Wherever a line below holds the word "with", copy that line.
━━━━━ TASK DATA ━━━━━
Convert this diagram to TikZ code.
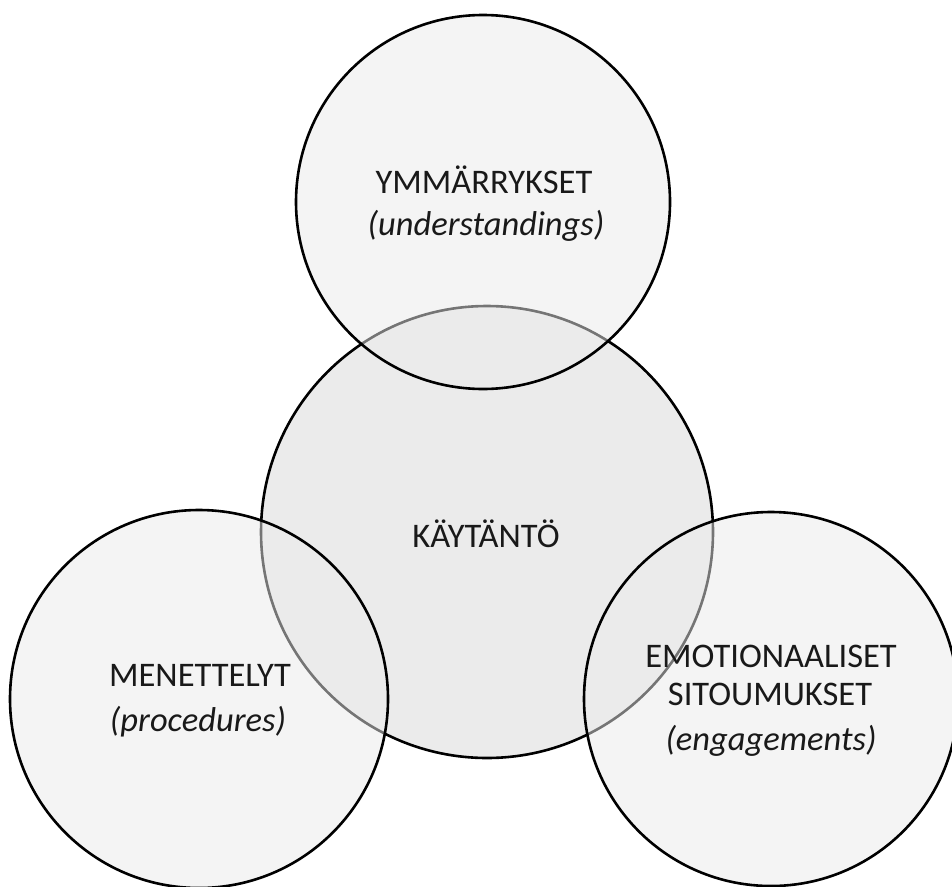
\documentclass[tikz,border=0pt]{standalone}
\usepackage{fontspec}
\setmainfont{Carlito}
\begin{document}
\begin{tikzpicture}[x=1pt,y=-1pt,
	ring/.style={line width=2.6pt,fill=black!8},
	word/.style={anchor=base,inner sep=0pt,text=black!90,font=\fontsize{34.5}{40}\selectfont},
	gloss/.style={word,font=\fontsize{34.5}{40}\selectfont\itshape}]
		\def\topcircle{(483,202) circle (187)}
		\def\middlecircle{(487,532) circle (226)}
		\def\leftcircle{(199,699) circle (189)}
		\def\rightcircle{(771,699) circle (187)}
		\useasboundingbox (0,0) rectangle (952,886);
		\fill[white] (0,0) rectangle (952,886);
		\draw[ring] \middlecircle;
		\draw[ring,fill opacity=0.5] \topcircle;
		\draw[ring,fill opacity=0.5] \leftcircle;
		\draw[ring,fill opacity=0.5] \rightcircle;
		\node[word] (ymm) at (484,193) {YMMÄRRYKSET};
		\node[gloss] (und) at (486,235) {(understandings)};
		\node[word] (kay) at (486,547) {KÄYTÄNTÖ};
		\node[word] (men) at (200,686) {MENETTELYT};
		\node[gloss] (pro) at (198,731) {(procedures)};
		\node[word] (emo) at (771,667) {EMOTIONAALISET};
		\node[word] (sit) at (770,705) {SITOUMUKSET};
		\node[gloss] (eng) at (771,750) {(engagements)};
	\end{tikzpicture}
\end{document}
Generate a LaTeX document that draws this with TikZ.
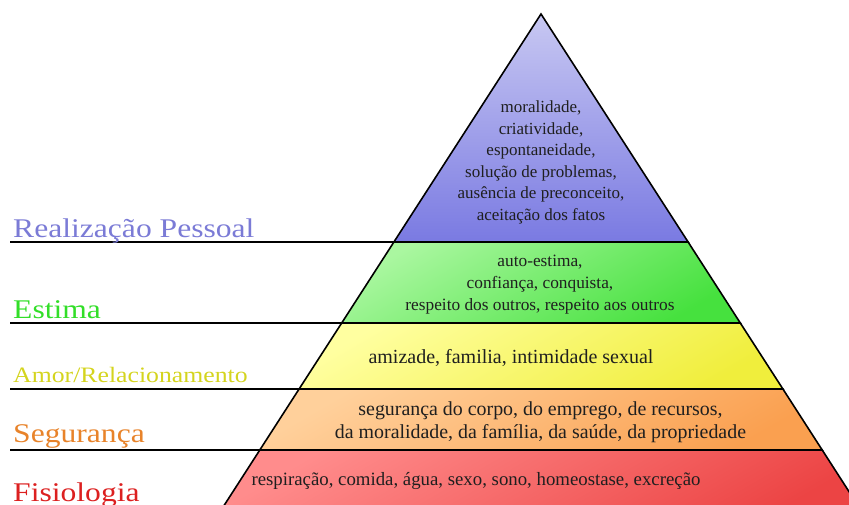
\documentclass[tikz,border=0pt]{standalone}
\usepackage{fontspec}
\setmainfont{Liberation Serif}
\usetikzlibrary{positioning}

\definecolor{corReal}{RGB}{123,123,214}
\definecolor{corEst}{RGB}{50,222,40}
\definecolor{corAmor}{RGB}{212,212,30}
\definecolor{corSeg}{RGB}{232,131,42}
\definecolor{corFis}{RGB}{220,32,32}

\tikzset{
	nivel/.style={draw=black, line width=1.6pt, line join=miter},
	rotulo/.style={anchor=base west, inner sep=0pt, xscale=1.17, font=\fontsize{27}{30}\selectfont},
	texto/.style={align=center, inner sep=0pt, text=black!88},
	linha/.style={line width=1.6pt},
}

\begin{document}
\begin{tikzpicture}[x=1pt, y=-1pt]
	\useasboundingbox (0,0) rectangle (849,505);
	\clip (0,0) rectangle (849,505);

	\coordinate (topo) at (541,14);
	\coordinate (e1) at (393.9,242);  \coordinate (d1) at (688.1,242);
	\coordinate (e2) at (341.7,323);  \coordinate (d2) at (740.3,323);
	\coordinate (e3) at (299.1,389);  \coordinate (d3) at (782.9,389);
	\coordinate (e4) at (259.8,450);  \coordinate (d4) at (822.2,450);
	\coordinate (e5) at (214.7,520);  \coordinate (d5) at (867.3,520);

	% faixas da piramide
	\draw[nivel, top color={rgb,255:red,200;green,200;blue,242}, middle color={rgb,255:red,232;green,232;blue,252}, bottom color={rgb,255:red,122;green,122;blue,226}] (topo) -- (d1) -- (e1) -- cycle;
	\draw[nivel, top color={rgb,255:red,170;green,247;blue,160}, bottom color={rgb,255:red,70;green,225;blue,62}, shading angle=30] (e1) -- (d1) -- (d2) -- (e2) -- cycle;
	\draw[nivel, top color={rgb,255:red,255;green,255;blue,160}, bottom color={rgb,255:red,240;green,238;blue,60}, shading angle=30] (e2) -- (d2) -- (d3) -- (e3) -- cycle;
	\draw[nivel, top color={rgb,255:red,255;green,208;blue,155}, bottom color={rgb,255:red,250;green,160;blue,80}, shading angle=30] (e3) -- (d3) -- (d4) -- (e4) -- cycle;
	\draw[nivel, top color={rgb,255:red,255;green,140;blue,140}, bottom color={rgb,255:red,236;green,68;blue,68}, shading angle=30] (e4) -- (d4) -- (d5) -- (e5) -- cycle;

	% linhas dos rotulos
	\coordinate (l1) at (10,242);
	\coordinate (l2) at (10,323);
	\coordinate (l3) at (10,389);
	\coordinate (l4) at (10,450);
	\draw[linha] (l1) -- (e1);
	\draw[linha] (l2) -- (e2);
	\draw[linha] (l3) -- (e3);
	\draw[linha] (l4) -- (e4);

	\node[rotulo, text=corReal] (real) at (13,238) {Realização Pessoal};
	\node[rotulo, text=corEst] (est) at (13,318) {Estima};
	\node[rotulo, text=corAmor, font=\fontsize{22}{25}\selectfont] (amor) at (13,382) {Amor/Relacionamento};
	\node[rotulo, text=corSeg] (seg) at (13,442) {Segurança};
	\node[rotulo, text=corFis] (fis) at (13,501.5) {Fisiologia};

	\node[texto, font=\fontsize{17}{21.6}\selectfont] (tReal) at (541,162.5) {moralidade,\\criatividade,\\espontaneidade,\\solução de problemas,\\ausência de preconceito,\\aceitação dos fatos};
	\node[texto, font=\fontsize{17.3}{22}\selectfont] (tEst) at (540,285) {auto-estima,\\confiança, conquista,\\respeito dos outros, respeito aos outros};
	\node[texto, font=\fontsize{20}{24}\selectfont] (tAmor) at (511,358) {amizade, familia, intimidade sexual};
	\node[texto, font=\fontsize{19.9}{22.6}\selectfont] (tSeg) at (540.5,422.2) {segurança do corpo, do emprego, de recursos,\\da moralidade, da família, da saúde, da propriedade};
	\node[texto, font=\fontsize{18.8}{22}\selectfont] (tFis) at (476,481) {respiração, comida, água, sexo, sono, homeostase, excreção};
\end{tikzpicture}
\end{document}
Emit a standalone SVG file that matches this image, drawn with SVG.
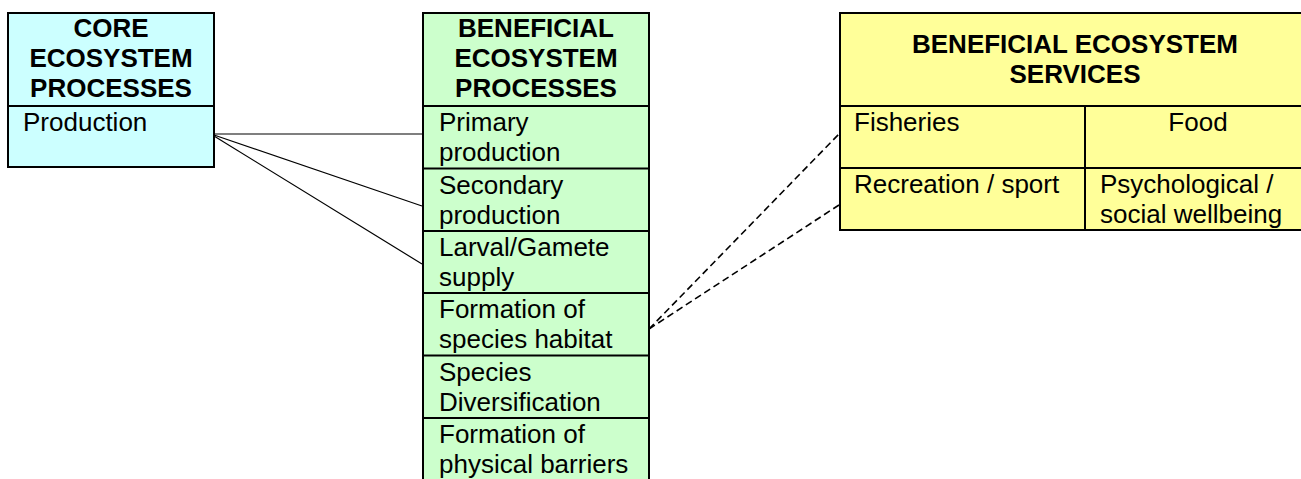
<svg xmlns="http://www.w3.org/2000/svg" width="1301" height="479" viewBox="0 0 1301 479">
<style>
.box{stroke:#000;stroke-width:2}
.div{stroke:#000;stroke-width:2;fill:none}
text{font-family:"Liberation Sans",Arial,sans-serif;font-size:26px;fill:#000}
.h{font-weight:bold;text-anchor:middle}
.c{text-anchor:middle}
.solid{stroke:#000;stroke-width:1.2;fill:none}
.dash{stroke:#000;stroke-width:1.6;fill:none;stroke-dasharray:7 4}
</style>
<rect width="1301" height="479" fill="#fff"/>
<g id="connectors">
<line class="solid" x1="214" y1="134" x2="422" y2="134"/>
<line class="solid" x1="214" y1="135" x2="422" y2="206"/>
<line class="solid" x1="214" y1="136" x2="422" y2="264"/>
<line class="dash" x1="649" y1="329" x2="839" y2="134"/>
<line class="dash" x1="649" y1="329" x2="839" y2="205"/>
</g>
<g id="core">
<rect class="box" x="8" y="13" width="206" height="154" fill="#ccffff"/>
<line class="div" x1="7" y1="106" x2="215" y2="106"/>
<text class="h" x="111" y="37">CORE</text>
<text class="h" x="111" y="67">ECOSYSTEM</text>
<text class="h" x="111" y="97">PROCESSES</text>
<text x="23" y="131">Production</text>
</g>
<g id="beneficial-processes">
<rect class="box" x="423" y="13" width="226" height="480" fill="#ccffcc"/>
<line class="div" x1="422" y1="106" x2="650" y2="106"/>
<line class="div" x1="422" y1="168.5" x2="650" y2="168.5"/>
<line class="div" x1="422" y1="231" x2="650" y2="231"/>
<line class="div" x1="422" y1="293" x2="650" y2="293"/>
<line class="div" x1="422" y1="355.5" x2="650" y2="355.5"/>
<line class="div" x1="422" y1="418" x2="650" y2="418"/>
<text class="h" x="536" y="37">BENEFICIAL</text>
<text class="h" x="536" y="67">ECOSYSTEM</text>
<text class="h" x="536" y="97">PROCESSES</text>
<text x="439" y="131">Primary</text>
<text x="439" y="161">production</text>
<text x="439" y="193.5">Secondary</text>
<text x="439" y="223.5">production</text>
<text x="439" y="256">Larval/Gamete</text>
<text x="439" y="286">supply</text>
<text x="439" y="318">Formation of</text>
<text x="439" y="348">species habitat</text>
<text x="439" y="380.5">Species</text>
<text x="439" y="410.5">Diversification</text>
<text x="439" y="443">Formation of</text>
<text x="439" y="473">physical barriers</text>
</g>
<g id="beneficial-services">
<rect class="box" x="840" y="13" width="480" height="217" fill="#ffff99"/>
<line class="div" x1="839" y1="106" x2="1320" y2="106"/>
<line class="div" x1="839" y1="168" x2="1320" y2="168"/>
<line class="div" x1="1085" y1="106" x2="1085" y2="231"/>
<text class="h" x="1075" y="53">BENEFICIAL ECOSYSTEM</text>
<text class="h" x="1075" y="83">SERVICES</text>
<text x="854" y="131">Fisheries</text>
<text class="c" x="1198" y="131">Food</text>
<text x="854" y="193">Recreation / sport</text>
<text x="1100" y="193">Psychological /</text>
<text x="1100" y="223">social wellbeing</text>
</g>
</svg>
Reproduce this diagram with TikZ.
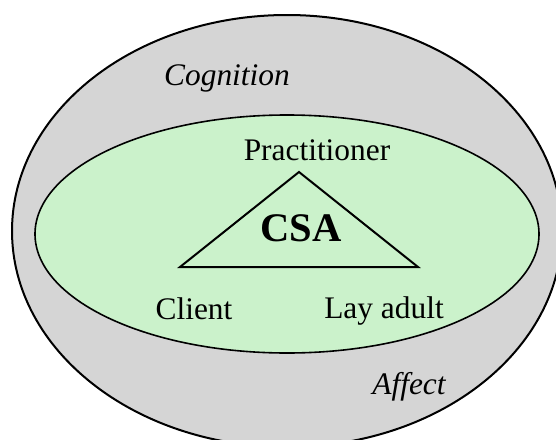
\documentclass[tikz,border=0pt]{standalone}
\usepackage{fontspec}
\setmainfont{Liberation Serif}
\usepackage{tikz}
\usetikzlibrary{positioning}
\definecolor{ringgray}{HTML}{D5D5D5}
\definecolor{innergreen}{HTML}{CBF2CB}
\tikzset{
  rolelabel/.style={font=\fontsize{15.7}{19}\selectfont, inner sep=0pt},
  aspectlabel/.style={font=\fontsize{15.7}{19}\selectfont\itshape, inner sep=0pt},
  corelabel/.style={font=\fontsize{20.3}{24}\selectfont\bfseries, inner sep=0pt}
}
\begin{document}
\begin{tikzpicture}[x=0.5pt,y=-0.5pt]
%Rahmen wie im Original: 556 x 439
  \useasboundingbox (0,0) rectangle (556,439);
  \clip (0,0) rectangle (556,439);
%aeussere und innere Ellipse
  \draw[line width=1pt,fill=ringgray] (287,231) ellipse [x radius=275, y radius=216];
  \draw[line width=0.8pt,fill=innergreen] (287,234) ellipse [x radius=252, y radius=119];
%Dreieck
  \coordinate (apex) at (299,172);
  \coordinate (left) at (180,267);
  \coordinate (right) at (418,267);
  \draw[line width=1pt,line join=miter] (apex) -- (left) -- (right) -- cycle;
%Beschriftungen
  \node[corelabel] (csa) at (301,228) {CSA};
  \node[rolelabel] (practitioner) at (317,150) {Practitioner};
  \node[rolelabel] (client) at (194,309) {Client};
  \node[rolelabel] (layadult) at (384,311) {Lay adult};
  \node[aspectlabel] (cognition) at (227,78) {Cognition};
  \node[aspectlabel] (affect) at (409,387) {Affect};
\end{tikzpicture}
\end{document}
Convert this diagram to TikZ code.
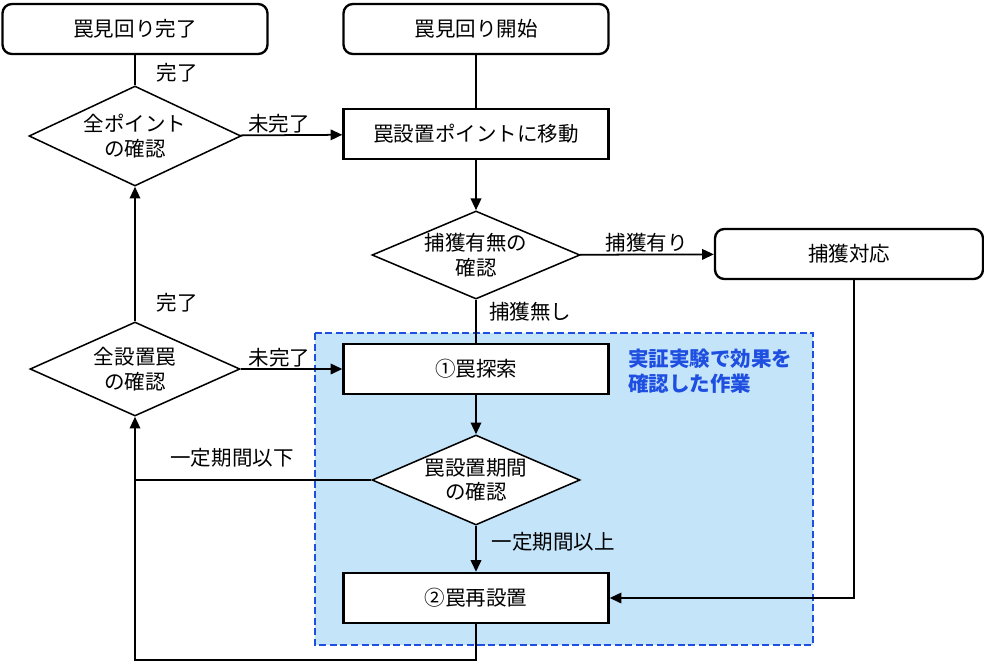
━━━━━
RESPONSE TO THE EXERCISE:
Generate a LaTeX document that draws this with TikZ.
Emit a standalone SVG file that matches this image, drawn with SVG.
Reproduce this diagram with TikZ.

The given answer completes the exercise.